Negli ultimi tempi del Governo pontificio, per iniziativa principalmente dell'anconetano monsignor Gabriele Ferretti, all'epoca Ministro dei lavori pubblici, e di monsignor Amici, Commissario straordinario delle Legazioni, una notevole somma venne destinata al restauro del tempio, anche se le successive vicende politiche impedirono la costruzione di una scogliera a protezione delle sue fondamenta.
Dopo l'annessione delle Marche al Regno d'Italia nel 1860, l'intera località di Portonovo fu acquistata da privati che ridussero la Chiesa a legnaia e magazzino, mentre il cenotafio di San Gaudenzio andò disperso. Preoccupato da questo stato di cose, il prof. Carisio Ciavarini, dal maggio 1876 Ispettore degli scavi e dei monumenti del Regio Commissariato per i Musei e Scavi di Antichità per l'Emilia e le Marche, fece abbattere le case annesse alla Chiesa e volle che la chiave della stessa fosse consegnata alla Guardia di Finanza.
Ma il vero benemerito della conservazione di Santa Maria fu l'architetto Giuseppe Sacconi, soprintendente ai monumenti delle Marche e dell'Umbria dal 1891 al 1902, che, entusiasta dell'architettura della chiesa che giudicava "il più completo monumento lombardo che decori le rive adriatiche da Ancona a Brindisi", ideò, sotto la direzione propria e dell’ing. Pisani Dossi, architetto dell’Ufficio regionale dei monumenti, tutti i restauri necessari perché essa ritornasse al suo primitivo splendore. Così nel 1894 si iniziò il primo restauro sistematico del complesso, con il consolidamento delle strutture e la rimozione degli intonaci ottocenteschi dalle pareti: "L’intonaco, onde erano state coperte le malconce pareti, venne tolto via; rimessa in vista l’antica struttura di pietra, fu efficacemente rinsaldata con cemento di pozzolana.
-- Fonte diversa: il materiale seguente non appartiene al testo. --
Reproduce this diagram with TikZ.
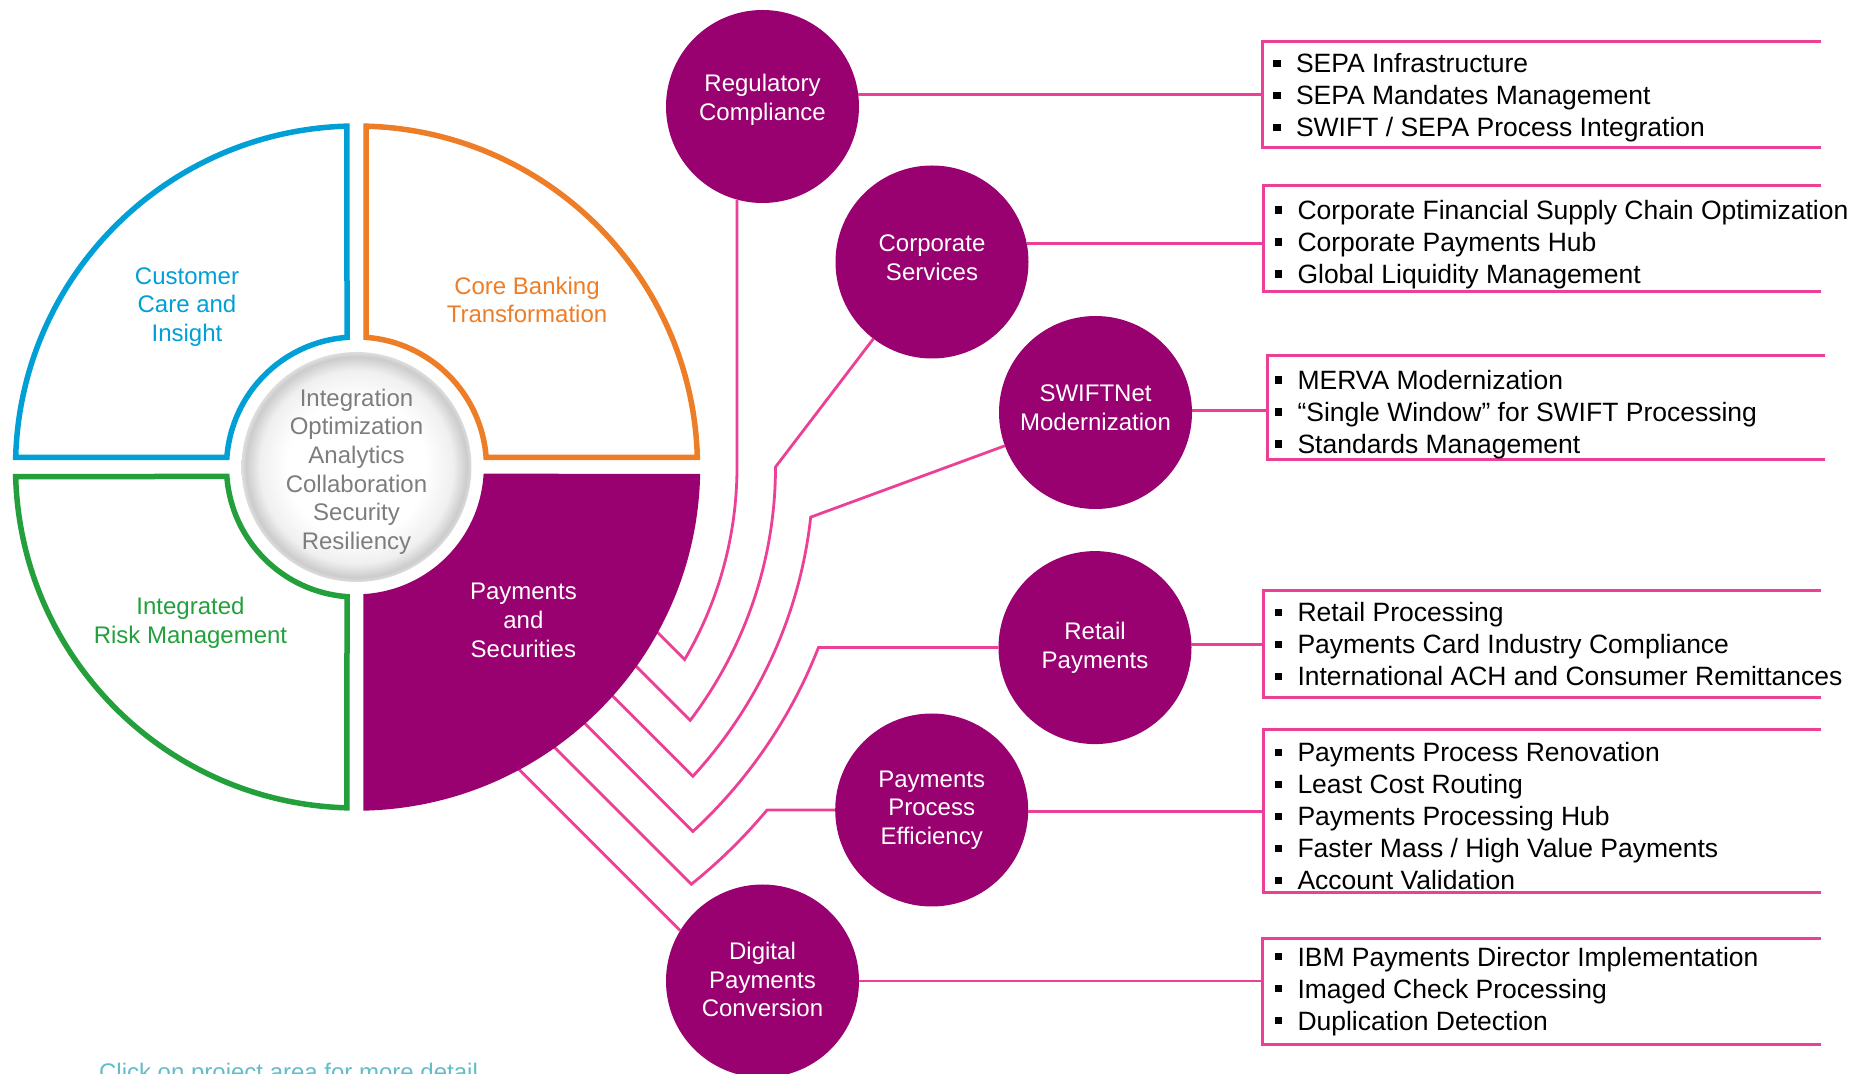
\documentclass[tikz,border=0pt]{standalone}
\usepackage{fontspec}
\setmainfont{Liberation Sans}
\usetikzlibrary{calc}
\definecolor{pmag}{RGB}{153,0,112}
\definecolor{lnpink}{RGB}{236,64,150}
\definecolor{qblue}{RGB}{0,160,214}
\definecolor{qorange}{RGB}{237,125,38}
\definecolor{qgreen}{RGB}{35,160,60}
\definecolor{cgray}{RGB}{125,125,128}
\definecolor{footc}{RGB}{100,188,200}
\pgfdeclareradialshading{sphereshade}{\pgfpoint{0bp}{0bp}}{color(0bp)=(white); color(15bp)=(white); color(21bp)=(black!6); color(24bp)=(black!20); color(25bp)=(black!13); color(50bp)=(black!13)}
\newcommand\bul{\raisebox{2.9pt}{\rule{3.6pt}{3.6pt}}\hspace{7.75pt}}
\newcommand\dep[1]{\rule[-#1]{0pt}{#1}}
\begin{document}
\begin{tikzpicture}[x=0.5pt,y=0.5pt,
  circ/.style={circle, fill=pmag, inner sep=0pt, outer sep=0pt, minimum size=96.5pt, text=white, align=center, font=\fontsize{12}{14.3}\selectfont},
  conn/.style={draw=lnpink, line width=1.4pt},
  brk/.style={draw=lnpink, line width=1.5pt, line join=miter},
  boxarea/.style={rectangle, inner sep=0pt, outer sep=0pt, anchor=north west},
  listtext/.style={anchor=base west, inner sep=0pt, outer sep=0pt, font=\fontsize{13.25}{16}\selectfont},
  quad/.style={line width=2.75pt, line join=miter},
  qlabel/.style={align=center, inner sep=0pt, font=\fontsize{12}{14.3}\selectfont},
]
\useasboundingbox (0,0) rectangle (1860,-1074);
\coordinate (C) at (356.5,-467);

% project circles
\node[circ] (reg) at (762.5,-106.5) {Regulatory\\Compliance\dep{9.15pt}};
\node[circ] (corp) at (932,-262) {Corporate\\Services\dep{4.4pt}};
\node[circ] (swift) at (1095.5,-412.5) {SWIFTNet\\Modernization\dep{4.6pt}};
\node[circ] (retail) at (1095,-647.6) {Retail\\Payments};
\node[circ] (ppe) at (931.7,-810) {Payments\\Process\\Efficiency};
\node[circ] (dig) at (762.5,-981) {Digital\\Payments\\Conversion\dep{1.35pt}};

% connectors to the Payments quadrant
\coordinate (k1) at ($(C)+(0:380.5)$);
\coordinate (k2) at ($(C)+(0:419)$);
\coordinate (k3) at ($(C)+(-6.3:457)$);
\coordinate (k4) at ($(C)+(-21.35:496)$);
\coordinate (k5) at ($(C)+(-39.88:535)$);
\draw[conn] (k1 |- reg.255) -- (k1) arc[start angle=0, end angle=-30.4, radius=380.5] -- ++(-50,50);
\draw[conn] (corp) -- (k2) arc[start angle=0, end angle=-37.2, radius=419] -- ++(-78,78);
\draw[conn] (swift) -- (k3) arc[start angle=-6.3, end angle=-42.6, radius=457] -- ++(-105,105);
\draw[conn] (retail) -- (k4) arc[start angle=-21.35, end angle=-47.3, radius=496] -- ++(-133,133);
\draw[conn] (ppe) -- (k5) arc[start angle=-39.88, end angle=-51.25, radius=535] -- ++(-162,162);
\draw[conn] ($(dig)+(148.5:96.5)$) -- ++(-185,185);

% quadrants
\draw[quad, qblue] ($(C)+(91.6:341)$) -- ($(C)+(94.19:130)$) arc[start angle=94.19, end angle=175.81, radius=130] -- ($(C)+(178.4:341)$) arc[start angle=178.4, end angle=91.6, radius=341] -- cycle;
\draw[quad, qorange] ($(C)+(88.4:341)$) -- ($(C)+(85.81:130)$) arc[start angle=85.81, end angle=4.19, radius=130] -- ($(C)+(1.6:341)$) arc[start angle=1.6, end angle=88.4, radius=341] -- cycle;
\draw[quad, qgreen] ($(C)+(181.6:341)$) -- ($(C)+(184.19:130)$) arc[start angle=184.19, end angle=265.81, radius=130] -- ($(C)+(268.4:341)$) arc[start angle=268.4, end angle=181.6, radius=341] -- cycle;
\draw[quad, draw=pmag, fill=pmag] ($(C)+(271.6:341)$) -- ($(C)+(274.19:130)$) arc[start angle=274.19, end angle=355.81, radius=130] -- ($(C)+(358.4:341)$) arc[start angle=358.4, end angle=271.6, radius=341] -- cycle;

% centre sphere
\shade[shading=sphereshade] (C) circle[radius=115];
\node[qlabel, text=cgray] (themes) at (356.5,-471.5) {Integration\\Optimization\\Analytics\\Collaboration\\Security\\Resiliency};

% quadrant labels
\node[qlabel, text=qblue] (cust) at (187,-306.8) {Customer\\Care and\\Insight};
\node[qlabel, text=qorange] (cbt) at (527,-300) {Core Banking\\Transformation};
\node[qlabel, text=qgreen] (irm) at (190.5,-623) {Integrated\\Risk Management};
\node[qlabel, text=white] (pas) at (523.4,-620.4) {Payments\\and\\Securities};

% list boxes
\node[boxarea, minimum width=279.25pt, minimum height=53pt] (b1) at (1262.5,-42) {};
\node[boxarea, minimum width=278.65pt, minimum height=53pt] (b2) at (1263.7,-185.5) {};
\node[boxarea, minimum width=279pt, minimum height=52pt] (b3) at (1267,-355.5) {};
\node[boxarea, minimum width=278.65pt, minimum height=53.3pt] (b4) at (1263.7,-590.7) {};
\node[boxarea, minimum width=278.65pt, minimum height=81.35pt] (b5) at (1263.7,-730) {};
\node[boxarea, minimum width=279.25pt, minimum height=52.65pt] (b6) at (1262.5,-939) {};
\foreach \b in {b1,b2,b3,b4,b5,b6}{
  \draw[brk] (\b.north east) -- (\b.north west) -- (\b.south west) -- (\b.south east);
}

\node[listtext] (t1) at (1273.3,-72.8) {\begin{tabular}[t]{@{}l@{}}\bul SEPA Infrastructure\\ \bul SEPA Mandates Management\\ \bul SWIFT / SEPA Process Integration\end{tabular}};
\node[listtext] (t2) at (1274.8,-219.5) {\begin{tabular}[t]{@{}l@{}}\bul Corporate Financial Supply Chain Optimization\\ \bul Corporate Payments Hub\\ \bul Global Liquidity Management\end{tabular}};
\node[listtext] (t3) at (1274.8,-389.5) {\begin{tabular}[t]{@{}l@{}}\bul MERVA Modernization\\ \bul “Single Window” for SWIFT Processing\\ \bul Standards Management\end{tabular}};
\node[listtext] (t4) at (1274.8,-621.8) {\begin{tabular}[t]{@{}l@{}}\bul Retail Processing\\ \bul Payments Card Industry Compliance\\ \bul International ACH and Consumer Remittances\end{tabular}};
\node[listtext] (t5) at (1274.8,-761.8) {\begin{tabular}[t]{@{}l@{}}\bul Payments Process Renovation\\ \bul Least Cost Routing\\ \bul Payments Processing Hub\\ \bul Faster Mass / High Value Payments\\ \bul Account Validation\end{tabular}};
\node[listtext] (t6) at (1274.8,-966.2) {\begin{tabular}[t]{@{}l@{}}\bul IBM Payments Director Implementation\\ \bul Imaged Check Processing\\ \bul Duplication Detection\end{tabular}};

% circle to box connectors
\draw[conn] (reg.7) -- (reg.7 -| b1.west);
\draw[conn] (corp.11) -- (corp.11 -| b2.west);
\draw[conn] (swift.1) -- (swift.1 -| b3.west);
\draw[conn] (retail.2) -- (retail.2 -| b4.west);
\draw[conn] (ppe.-1) -- (ppe.-1 -| b5.west);
\draw[conn] (dig.east) -- (dig.east -| b6.west);

% footer note (cut by the frame, as in the reference)
\node[anchor=base west, inner sep=0pt, text=footc, font=\fontsize{12}{14}\selectfont] (clicknote) at (98.7,-1080.5) {Click on project area for more detail};
\end{tikzpicture}
\end{document}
Una valida riparazione fu arrecata al tetto e fu interamente racconciata la cupola". Fu anche rafforzata la muraglia di sostegno alla rupe su cui s'innalza la Chiesa, cominciata nel 1883. Il restauro della Chiesa fu ultimato sotto il successivo soprintendente Luigi Serra; essa fu riaperta al culto nel 1934. Nuovi restauri dell’intero complesso furono intrapresi tra il 1988 e il 1995 dalla Soprintendenza ai Beni Culturali di Ancona, mentre nel 2002 furono effettuati scavi archeologici che hanno messo in luce un cimitero medievale e hanno permesso di rintracciare le fondazioni della torre campanaria, nota dai documenti, ma non ancora localizzata e di individuare strutture più tarde intorno alla chiesa, come l’abitazione eremitica. Grazie al serio restauro condotto dal Sacconi nel 1894 ed a quello di quasi un secolo dopo curato dalla Soprintendenza, la Chiesa ha riacquistato la sua splendida veste di millenario testimone dell’opera dell’uomo nel suo cammino di fede.